Back then it was a battle to control the road network just as it is today. The Soviets were crippled when insurgents cut off the supply lines. The U.S. is suffering the same fate.

The strength of the anti-Soviet insurgency, which then was called the “Mujahadeen,” which the U.S. and Pakistan and Saudi Arabia supported to the tune of billions of dollars, controlled the remote villages just as the Taliban does today.

Back then the Soviets abandoned futile efforts to control the remote hamlets and focused on urban centers, just as Gen. Stanley McChrystal has called for now that President Barack Obama has approved the surge of 30,000 troops, bringing the total U.S. troop presence to approximately 100,000.

The Soviets eventually had some 400,000 troops in Afghanistan and they still never succeeded in controlling the country.

I reached Dmitri Trenin, an expert on military strategy, in Moscow by phone and asked him about these images and what lessons the Soviet experience has to offer in understanding Afghanistan.

Trenin, who is the director of Carnegie Moscow Center, served for more than 20 years in the Russian military during the time of the occupation of Afghanistan, and eventually taught at the war studies department at the Soviet Military Institute.

“When the Soviet Union went into Afghanistan, it was not thinking about the exit. It had a concept of what it wanted to bring to Afghanistan, and less of an idea of what Afghanistan wanted or even what it was all about. The Soviets learned the hard way what Afghanistan was all about and that what they were offering the country did not want,” Trenin said.

“The U.S. is making the same mistake. But they are also making some of their own unique mistakes. They are not all the same mistakes as the Soviet Union,” he said.

“The U.S. is going to withdraw from Afghanistan, and it will leave without having accomplished the mission set by Bush to create a democratic state,” said Trenin, referring to President George W. Bush.

“In the end, the U.S. will leave Afghanistan not having done much to effect change in the country. Afghanistan will change at its own pace, and that’s the lesson empires learn in Afghanistan.”

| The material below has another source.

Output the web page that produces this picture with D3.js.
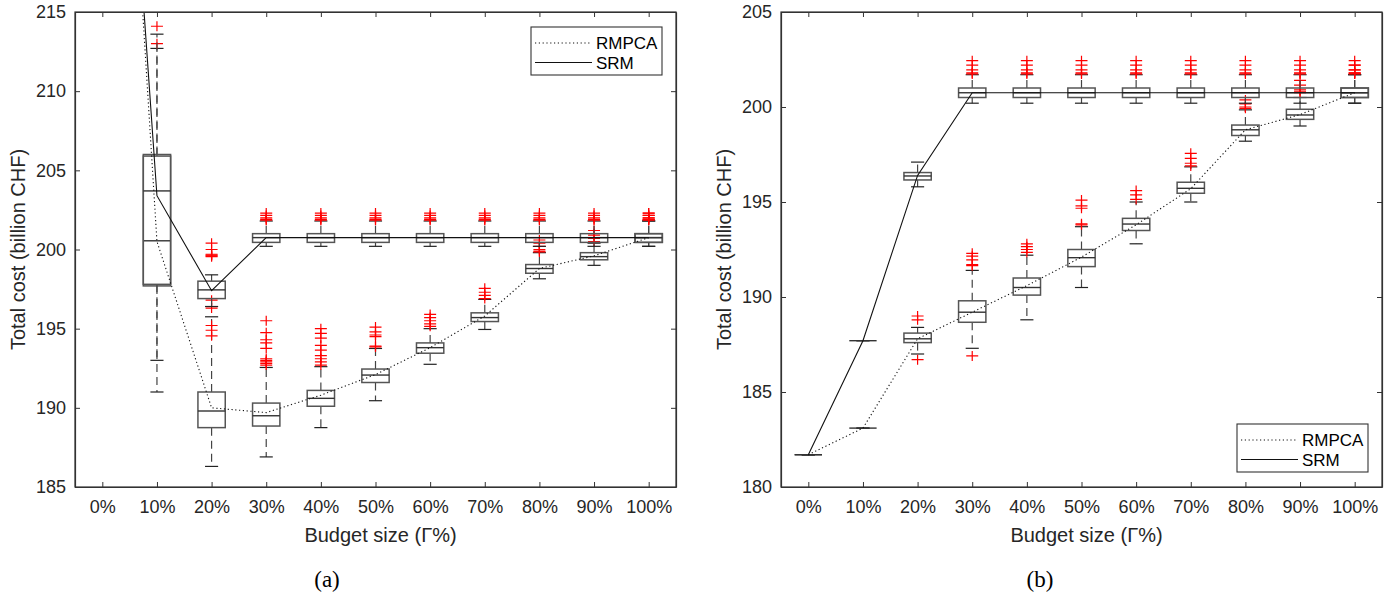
<!DOCTYPE html>
<html>
<head>
<meta charset="utf-8">
<script src="https://cdn.jsdelivr.net/npm/d3@7"></script>
<style>
  html, body { margin: 0; padding: 0; background: #fff; }
  svg { display: block; font-family: "Liberation Sans", Arial, sans-serif; }
</style>
</head>
<body>
<svg id="chart" width="1396" height="599"></svg>
<script>
// ---------- data ----------
const categories = ["0%","10%","20%","30%","40%","50%","60%","70%","80%","90%","100%"];
const yTicksA = [185,190,195,200,205,210,215];
const yTicksB = [180,185,190,195,200,205];
const seriesNames = ["RMPCA","SRM"];

// box stats: [q1, median, q3, lowWhisker, highWhisker]
const rmpcaBoxA = [
  [256,256,256,256,256],
  [197.7,200.55,205.9,191.0,212.7],
  [188.75,189.8,191.0,186.3,195.75],
  [188.85,189.5,190.3,186.9,192.55],
  [190.1,190.6,191.1,188.75,192.6],
  [191.6,192.07,192.45,190.45,193.75],
  [193.45,193.8,194.1,192.75,195.0],
  [195.45,195.7,196.0,194.95,196.85],
  [198.5,198.8,199.05,198.15,199.8],
  [199.35,199.55,199.8,199.0,200.4],
  [200.45,200.75,201.0,200.2,201.8]
];
const rmpcaOutA = [
  [],
  [213.0],
  [196.3,196.8,199.55,199.6,199.65,199.7,200.0,200.4],
  [192.7,192.8,192.9,193.0,193.1,193.75,194.1,194.3,194.75,195.5],
  [192.7,192.9,193.1,193.3,193.65,193.95,194.4,194.7,195.0],
  [193.85,193.9,194.5,194.6,194.8,195.1],
  [195.15,195.3,195.5,195.7,195.9],
  [196.9,197.1,197.3,197.55],
  [199.85,199.9,200.0,200.2,200.4,200.6],
  [200.5,200.7,200.9,201.0,201.2],
  [201.85,201.9,202.0,202.15,202.3]
];
const srmBoxA = [
  [252.5,252.5,252.5,252.5,252.5],
  [197.8,203.7,206.0,193.0,213.6],
  [196.9,197.45,198.0,196.4,198.4],
  [200.45,200.75,201.0,200.2,201.8],
  [200.45,200.75,201.0,200.2,201.8],
  [200.45,200.75,201.0,200.2,201.8],
  [200.45,200.75,201.0,200.2,201.8],
  [200.45,200.75,201.0,200.2,201.8],
  [200.45,200.75,201.0,200.2,201.8],
  [200.45,200.75,201.0,200.2,201.8],
  [200.45,200.75,201.0,200.2,201.8]
];
const srmOutA = [
  [],
  [214.1],
  [195.2,194.9,194.55],
  [201.85,201.9,202.0,202.15,202.3],
  [201.85,201.9,202.0,202.15,202.3],
  [201.85,201.9,202.0,202.15,202.3],
  [201.85,201.9,202.0,202.15,202.3],
  [201.85,201.9,202.0,202.15,202.3],
  [201.85,201.9,202.0,202.15,202.3],
  [201.85,201.9,202.0,202.15,202.3],
  [201.85,201.9,202.0,202.15,202.3]
];
const rmpcaMeanA = [256,200.5,190.0,189.7,190.8,192.1,193.8,195.8,198.8,199.6,200.75];
const srmMeanA   = [252.5,203.4,197.4,200.75,200.75,200.75,200.75,200.75,200.75,200.75,200.75];

const rmpcaBoxB = [
  [181.7,181.7,181.7,181.7,181.7],
  [183.1,183.1,183.1,183.1,183.1],
  [187.6,187.8,188.1,187.0,188.4],
  [188.67,189.2,189.8,187.3,191.4],
  [190.1,190.5,191.0,188.8,192.2],
  [191.6,192.07,192.5,190.5,193.7],
  [193.5,193.84,194.14,192.8,195.0],
  [195.46,195.72,196.04,195.0,196.85],
  [198.5,198.8,199.05,198.2,199.85],
  [199.35,199.58,199.88,199.0,200.5],
  [200.5,200.75,201.0,200.2,201.7]
];
const rmpcaOutB = [
  [],
  [],
  [188.8,189.0,186.7],
  [191.65,191.7,191.95,192.15,192.3,186.9],
  [192.35,192.5,192.65,192.8],
  [193.8,193.85,194.67,194.8,195.1],
  [195.14,195.37,195.6],
  [196.9,197.04,197.3,197.56],
  [199.93,200.0,200.16,200.37],
  [200.75,200.8,200.9,201.15,201.4],
  [201.74,201.8,201.95,202.2]
];
const srmBoxB = [
  [181.7,181.7,181.7,181.7,181.7],
  [187.7,187.7,187.7,187.7,187.7],
  [196.16,196.37,196.55,195.8,197.1],
  [200.5,200.75,201.0,200.2,201.7],
  [200.5,200.75,201.0,200.2,201.7],
  [200.5,200.75,201.0,200.2,201.7],
  [200.5,200.75,201.0,200.2,201.7],
  [200.5,200.75,201.0,200.2,201.7],
  [200.5,200.75,201.0,200.2,201.7],
  [200.5,200.75,201.0,200.2,201.7],
  [200.5,200.75,201.0,200.2,201.7]
];
const srmOutB = [
  [],
  [],
  [],
  [201.74,201.8,201.95,202.2,202.44],
  [201.74,201.8,201.95,202.2,202.44],
  [201.74,201.8,201.95,202.2,202.44],
  [201.74,201.8,201.95,202.2,202.44],
  [201.74,201.8,201.95,202.2,202.44],
  [201.74,201.8,201.95,202.2,202.44],
  [201.74,201.8,201.95,202.2,202.44],
  [201.74,201.8,201.95,202.2,202.44]
];
const rmpcaMeanB = [181.7,183.1,187.8,189.2,190.6,192.1,193.8,195.7,198.8,199.6,200.75];
const srmMeanB   = [181.7,187.7,196.4,200.75,200.75,200.75,200.75,200.75,200.75,200.75,200.75];

// ---------- drawing ----------
const svg = d3.select("#chart");
const TICKFONT = 18;
const LABELFONT = 20;
const LEGENDFONT = 17;

function panel(opts) {
  const {x0, x1, y0, y1, yDomain, yTicks, boxesList, outList, means, legendPos, label, labelX, id} = opts;
  const g = svg.append("g");
  const x = d3.scalePoint().domain(categories).range([x0, x1]).padding(0.5);
  const y = d3.scaleLinear().domain(yDomain).range([y1, y0]);
  const step = x.step();
  const bw = step * 0.5;
  const cw = bw * 0.48;

  g.append("clipPath").attr("id", "clip" + id)
    .append("rect").attr("x", x0).attr("y", y0).attr("width", x1 - x0).attr("height", y1 - y0);
  const plot = g.append("g").attr("clip-path", `url(#clip${id})`);

  const boxColor = "#555";
  boxesList.forEach((boxes, si) => {
    const outs = outList[si];
    categories.forEach((c, i) => {
      const [q1, med, q3, lo, hi] = boxes[i];
      const cx = x(c);
      const bg = plot.append("g");
      bg.append("line").attr("x1", cx).attr("x2", cx).attr("y1", y(q3)).attr("y2", y(hi))
        .attr("stroke", "#444").attr("stroke-width", 1.2).attr("stroke-dasharray", "8,5");
      bg.append("line").attr("x1", cx).attr("x2", cx).attr("y1", y(q1)).attr("y2", y(lo))
        .attr("stroke", "#444").attr("stroke-width", 1.2).attr("stroke-dasharray", "8,5");
      [lo, hi].forEach(v => bg.append("line")
        .attr("x1", cx - cw / 2).attr("x2", cx + cw / 2).attr("y1", y(v)).attr("y2", y(v))
        .attr("stroke", "#222").attr("stroke-width", 1.2));
      bg.append("rect").attr("x", cx - bw / 2).attr("width", bw)
        .attr("y", y(q3)).attr("height", Math.max(0, y(q1) - y(q3)))
        .attr("fill", "none").attr("stroke", boxColor).attr("stroke-width", 1.5);
      bg.append("line").attr("x1", cx - bw / 2).attr("x2", cx + bw / 2).attr("y1", y(med)).attr("y2", y(med))
        .attr("stroke", "#333").attr("stroke-width", 1.4);
      outs[i].forEach(v => {
        const yy = y(v);
        bg.append("path").attr("d", `M${cx - 6},${yy}H${cx + 6}M${cx},${yy - 5}V${yy + 5}`)
          .attr("stroke", "#f00").attr("stroke-width", 1.2).attr("fill", "none");
      });
    });
  });

  const line = d3.line().x((d, i) => x(categories[i])).y(d => y(d));
  plot.append("path").datum(means[0]).attr("d", line).attr("fill", "none")
    .attr("stroke", "#111").attr("stroke-width", 1.1).attr("stroke-dasharray", "1.2,2.6");
  plot.append("path").datum(means[1]).attr("d", line).attr("fill", "none")
    .attr("stroke", "#111").attr("stroke-width", 1.1);

  const axColor = "#333";
  const left = g.append("g").attr("transform", `translate(${x0},0)`)
    .call(d3.axisLeft(y).tickValues(yTicks).tickSizeInner(-5).tickSizeOuter(0).tickPadding(9));
  const right = g.append("g").attr("transform", `translate(${x1},0)`)
    .call(d3.axisRight(y).tickValues(yTicks).tickSizeInner(-5).tickSizeOuter(0).tickFormat(""));
  const bottom = g.append("g").attr("transform", `translate(0,${y1})`)
    .call(d3.axisBottom(x).tickSizeInner(-5).tickSizeOuter(0).tickPadding(13));
  const top = g.append("g").attr("transform", `translate(0,${y0})`)
    .call(d3.axisTop(x).tickSizeInner(-5).tickSizeOuter(0).tickFormat(""));
  [left, right, bottom, top].forEach(a => {
    a.selectAll("path.domain").attr("stroke", axColor).attr("stroke-width", 1.2);
    a.selectAll(".tick line").attr("stroke", axColor);
    a.selectAll("text").attr("font-size", TICKFONT).attr("fill", "#262626")
      .attr("font-family", "Liberation Sans, Arial, sans-serif");
  });
  g.append("rect").attr("x", x0).attr("y", y0).attr("width", x1 - x0).attr("height", y1 - y0)
    .attr("fill", "none").attr("stroke", axColor).attr("stroke-width", 1.2);

  g.append("text").attr("x", (x0 + x1) / 2 + 5).attr("y", 542).attr("text-anchor", "middle")
    .attr("font-size", LABELFONT).attr("fill", "#262626").text("Budget size (Γ%)");
  g.append("text").attr("transform", `translate(${x0 - 50},${(y0 + y1) / 2}) rotate(-90)`)
    .attr("text-anchor", "middle").attr("font-size", LABELFONT).attr("fill", "#262626")
    .text("Total cost (billion CHF)");
  g.append("text").attr("x", labelX).attr("y", 587).attr("text-anchor", "middle")
    .attr("font-size", 23).attr("font-family", "Liberation Serif, serif").attr("fill", "#000").text(label);

  const [lx, ly, lw, lh] = legendPos;
  const lg = g.append("g");
  lg.append("rect").attr("x", lx).attr("y", ly).attr("width", lw).attr("height", lh)
    .attr("fill", "#fff").attr("stroke", axColor).attr("stroke-width", 1.1);
  seriesNames.forEach((name, i) => {
    const ry = ly + 16 + i * 19.5;
    lg.append("line").attr("x1", lx + 4).attr("x2", lx + 61).attr("y1", ry).attr("y2", ry)
      .attr("stroke", "#111").attr("stroke-width", 1.1)
      .attr("stroke-dasharray", i === 0 ? "1.2,2.6" : null);
    lg.append("text").attr("x", lx + 65).attr("y", ry + 6).attr("font-size", LEGENDFONT)
      .attr("fill", "#000").text(name);
  });
}

panel({
  id: "a", x0: 75, x1: 676, y0: 12, y1: 487,
  yDomain: [185, 215], yTicks: yTicksA,
  boxesList: [rmpcaBoxA, srmBoxA], outList: [rmpcaOutA, srmOutA],
  means: [rmpcaMeanA, srmMeanA],
  legendPos: [531, 27, 131, 48], label: "(a)", labelX: 327
});
panel({
  id: "b", x0: 781, x1: 1382, y0: 12, y1: 487,
  yDomain: [180, 205], yTicks: yTicksB,
  boxesList: [rmpcaBoxB, srmBoxB], outList: [rmpcaOutB, srmOutB],
  means: [rmpcaMeanB, srmMeanB],
  legendPos: [1237, 424, 131, 48], label: "(b)", labelX: 1040
});
</script>
</body>
</html>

Elizabeth Gould, the co-author of the new book, "Invisible History: Afghanistan's Untold Story," says: “The unlearned lesson of the Soviet invasion and subsequent occupation was that the Soviet Union was up against itself in Afghanistan, afraid to admit the failure of its mistaken adventure to its people, afraid of infiltration on its southern border and afraid it would look weak in the eyes of its chief adversary, the United States.”

“Afghanistan is not easy,” added Gould, a journalist and author who has researched its history for the last 18 years along with co-author Paul Fitzgerald.

“But Afghanistan is hardest on empires who cannot restrain themselves and who learn too late that it's not Afghanistan they're fighting, but the image of their own vanity in the mirror.”